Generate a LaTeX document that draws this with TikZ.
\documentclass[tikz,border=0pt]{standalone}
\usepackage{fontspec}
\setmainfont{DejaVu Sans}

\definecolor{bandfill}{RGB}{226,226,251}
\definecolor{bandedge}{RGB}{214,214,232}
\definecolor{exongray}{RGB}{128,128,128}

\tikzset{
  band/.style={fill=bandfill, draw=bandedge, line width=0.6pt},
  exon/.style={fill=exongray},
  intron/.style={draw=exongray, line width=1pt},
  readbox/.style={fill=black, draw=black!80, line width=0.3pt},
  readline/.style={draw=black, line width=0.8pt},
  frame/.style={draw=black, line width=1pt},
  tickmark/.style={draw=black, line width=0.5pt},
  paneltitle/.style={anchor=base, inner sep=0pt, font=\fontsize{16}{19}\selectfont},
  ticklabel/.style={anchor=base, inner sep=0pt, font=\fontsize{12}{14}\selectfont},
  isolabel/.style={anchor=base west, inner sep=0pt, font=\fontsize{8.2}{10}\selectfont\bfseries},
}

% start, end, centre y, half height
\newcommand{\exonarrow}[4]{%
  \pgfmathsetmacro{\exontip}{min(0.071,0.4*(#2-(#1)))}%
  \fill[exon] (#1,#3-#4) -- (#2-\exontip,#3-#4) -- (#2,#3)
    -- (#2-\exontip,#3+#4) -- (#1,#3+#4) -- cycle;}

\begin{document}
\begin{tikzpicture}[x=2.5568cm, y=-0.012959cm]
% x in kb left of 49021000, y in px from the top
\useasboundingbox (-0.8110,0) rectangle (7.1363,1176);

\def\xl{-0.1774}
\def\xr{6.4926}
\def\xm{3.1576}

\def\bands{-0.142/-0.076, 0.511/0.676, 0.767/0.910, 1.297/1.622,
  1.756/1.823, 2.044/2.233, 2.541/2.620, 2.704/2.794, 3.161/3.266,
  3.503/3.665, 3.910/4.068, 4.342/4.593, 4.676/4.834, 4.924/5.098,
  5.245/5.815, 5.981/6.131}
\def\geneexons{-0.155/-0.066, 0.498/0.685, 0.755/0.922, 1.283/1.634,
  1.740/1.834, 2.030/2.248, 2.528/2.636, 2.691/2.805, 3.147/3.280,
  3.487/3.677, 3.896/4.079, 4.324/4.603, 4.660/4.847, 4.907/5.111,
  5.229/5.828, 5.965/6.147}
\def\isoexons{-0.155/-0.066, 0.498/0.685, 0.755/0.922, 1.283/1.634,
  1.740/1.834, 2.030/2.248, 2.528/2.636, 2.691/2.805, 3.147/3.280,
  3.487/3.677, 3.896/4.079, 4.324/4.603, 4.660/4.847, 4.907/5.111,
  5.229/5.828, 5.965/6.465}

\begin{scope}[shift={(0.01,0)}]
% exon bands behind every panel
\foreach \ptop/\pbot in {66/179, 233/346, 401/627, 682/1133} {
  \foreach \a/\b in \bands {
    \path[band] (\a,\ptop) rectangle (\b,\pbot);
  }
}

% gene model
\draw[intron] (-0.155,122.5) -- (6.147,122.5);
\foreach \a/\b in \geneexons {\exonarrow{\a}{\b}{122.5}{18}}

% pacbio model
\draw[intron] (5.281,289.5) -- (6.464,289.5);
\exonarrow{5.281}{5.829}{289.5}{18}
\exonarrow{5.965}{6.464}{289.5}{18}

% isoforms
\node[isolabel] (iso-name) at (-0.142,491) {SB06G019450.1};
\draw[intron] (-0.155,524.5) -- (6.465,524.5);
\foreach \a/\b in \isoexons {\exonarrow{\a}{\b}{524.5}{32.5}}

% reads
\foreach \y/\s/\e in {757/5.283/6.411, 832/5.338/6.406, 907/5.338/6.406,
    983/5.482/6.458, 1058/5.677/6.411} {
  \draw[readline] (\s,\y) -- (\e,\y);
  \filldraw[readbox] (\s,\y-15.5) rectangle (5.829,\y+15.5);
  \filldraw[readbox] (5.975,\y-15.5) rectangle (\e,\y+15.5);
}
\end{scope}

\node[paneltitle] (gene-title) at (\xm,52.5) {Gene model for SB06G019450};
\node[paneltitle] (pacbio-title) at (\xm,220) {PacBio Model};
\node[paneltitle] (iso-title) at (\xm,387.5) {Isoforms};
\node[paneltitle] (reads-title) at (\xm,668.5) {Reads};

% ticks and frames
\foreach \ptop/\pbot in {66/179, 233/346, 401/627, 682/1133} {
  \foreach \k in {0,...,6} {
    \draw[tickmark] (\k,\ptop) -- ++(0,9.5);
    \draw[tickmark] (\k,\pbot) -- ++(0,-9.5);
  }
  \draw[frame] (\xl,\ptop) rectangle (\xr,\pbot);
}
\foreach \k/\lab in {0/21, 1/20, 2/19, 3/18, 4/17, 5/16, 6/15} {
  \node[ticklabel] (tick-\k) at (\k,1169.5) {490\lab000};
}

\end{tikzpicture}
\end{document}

=======

Short problem: Return each line of the data exactly as written above.

Answer to this exercise:
Generate a LaTeX document that draws this with TikZ.
\documentclass[tikz,border=0pt]{standalone}
\usepackage{fontspec}
\setmainfont{DejaVu Sans}

\definecolor{bandfill}{RGB}{226,226,251}
\definecolor{bandedge}{RGB}{214,214,232}
\definecolor{exongray}{RGB}{128,128,128}

\tikzset{
  band/.style={fill=bandfill, draw=bandedge, line width=0.6pt},
  exon/.style={fill=exongray},
  intron/.style={draw=exongray, line width=1pt},
  readbox/.style={fill=black, draw=black!80, line width=0.3pt},
  readline/.style={draw=black, line width=0.8pt},
  frame/.style={draw=black, line width=1pt},
  tickmark/.style={draw=black, line width=0.5pt},
  paneltitle/.style={anchor=base, inner sep=0pt, font=\fontsize{16}{19}\selectfont},
  ticklabel/.style={anchor=base, inner sep=0pt, font=\fontsize{12}{14}\selectfont},
  isolabel/.style={anchor=base west, inner sep=0pt, font=\fontsize{8.2}{10}\selectfont\bfseries},
}

% start, end, centre y, half height
\newcommand{\exonarrow}[4]{%
  \pgfmathsetmacro{\exontip}{min(0.071,0.4*(#2-(#1)))}%
  \fill[exon] (#1,#3-#4) -- (#2-\exontip,#3-#4) -- (#2,#3)
    -- (#2-\exontip,#3+#4) -- (#1,#3+#4) -- cycle;}

\begin{document}
\begin{tikzpicture}[x=2.5568cm, y=-0.012959cm]
% x in kb left of 49021000, y in px from the top
\useasboundingbox (-0.8110,0) rectangle (7.1363,1176);

\def\xl{-0.1774}
\def\xr{6.4926}
\def\xm{3.1576}

\def\bands{-0.142/-0.076, 0.511/0.676, 0.767/0.910, 1.297/1.622,
  1.756/1.823, 2.044/2.233, 2.541/2.620, 2.704/2.794, 3.161/3.266,
  3.503/3.665, 3.910/4.068, 4.342/4.593, 4.676/4.834, 4.924/5.098,
  5.245/5.815, 5.981/6.131}
\def\geneexons{-0.155/-0.066, 0.498/0.685, 0.755/0.922, 1.283/1.634,
  1.740/1.834, 2.030/2.248, 2.528/2.636, 2.691/2.805, 3.147/3.280,
  3.487/3.677, 3.896/4.079, 4.324/4.603, 4.660/4.847, 4.907/5.111,
  5.229/5.828, 5.965/6.147}
\def\isoexons{-0.155/-0.066, 0.498/0.685, 0.755/0.922, 1.283/1.634,
  1.740/1.834, 2.030/2.248, 2.528/2.636, 2.691/2.805, 3.147/3.280,
  3.487/3.677, 3.896/4.079, 4.324/4.603, 4.660/4.847, 4.907/5.111,
  5.229/5.828, 5.965/6.465}

\begin{scope}[shift={(0.01,0)}]
% exon bands behind every panel
\foreach \ptop/\pbot in {66/179, 233/346, 401/627, 682/1133} {
  \foreach \a/\b in \bands {
    \path[band] (\a,\ptop) rectangle (\b,\pbot);
  }
}

% gene model
\draw[intron] (-0.155,122.5) -- (6.147,122.5);
\foreach \a/\b in \geneexons {\exonarrow{\a}{\b}{122.5}{18}}

% pacbio model
\draw[intron] (5.281,289.5) -- (6.464,289.5);
\exonarrow{5.281}{5.829}{289.5}{18}
\exonarrow{5.965}{6.464}{289.5}{18}

% isoforms
\node[isolabel] (iso-name) at (-0.142,491) {SB06G019450.1};
\draw[intron] (-0.155,524.5) -- (6.465,524.5);
\foreach \a/\b in \isoexons {\exonarrow{\a}{\b}{524.5}{32.5}}

% reads
\foreach \y/\s/\e in {757/5.283/6.411, 832/5.338/6.406, 907/5.338/6.406,
    983/5.482/6.458, 1058/5.677/6.411} {
  \draw[readline] (\s,\y) -- (\e,\y);
  \filldraw[readbox] (\s,\y-15.5) rectangle (5.829,\y+15.5);
  \filldraw[readbox] (5.975,\y-15.5) rectangle (\e,\y+15.5);
}
\end{scope}

\node[paneltitle] (gene-title) at (\xm,52.5) {Gene model for SB06G019450};
\node[paneltitle] (pacbio-title) at (\xm,220) {PacBio Model};
\node[paneltitle] (iso-title) at (\xm,387.5) {Isoforms};
\node[paneltitle] (reads-title) at (\xm,668.5) {Reads};

% ticks and frames
\foreach \ptop/\pbot in {66/179, 233/346, 401/627, 682/1133} {
  \foreach \k in {0,...,6} {
    \draw[tickmark] (\k,\ptop) -- ++(0,9.5);
    \draw[tickmark] (\k,\pbot) -- ++(0,-9.5);
  }
  \draw[frame] (\xl,\ptop) rectangle (\xr,\pbot);
}
\foreach \k/\lab in {0/21, 1/20, 2/19, 3/18, 4/17, 5/16, 6/15} {
  \node[ticklabel] (tick-\k) at (\k,1169.5) {490\lab000};
}

\end{tikzpicture}
\end{document}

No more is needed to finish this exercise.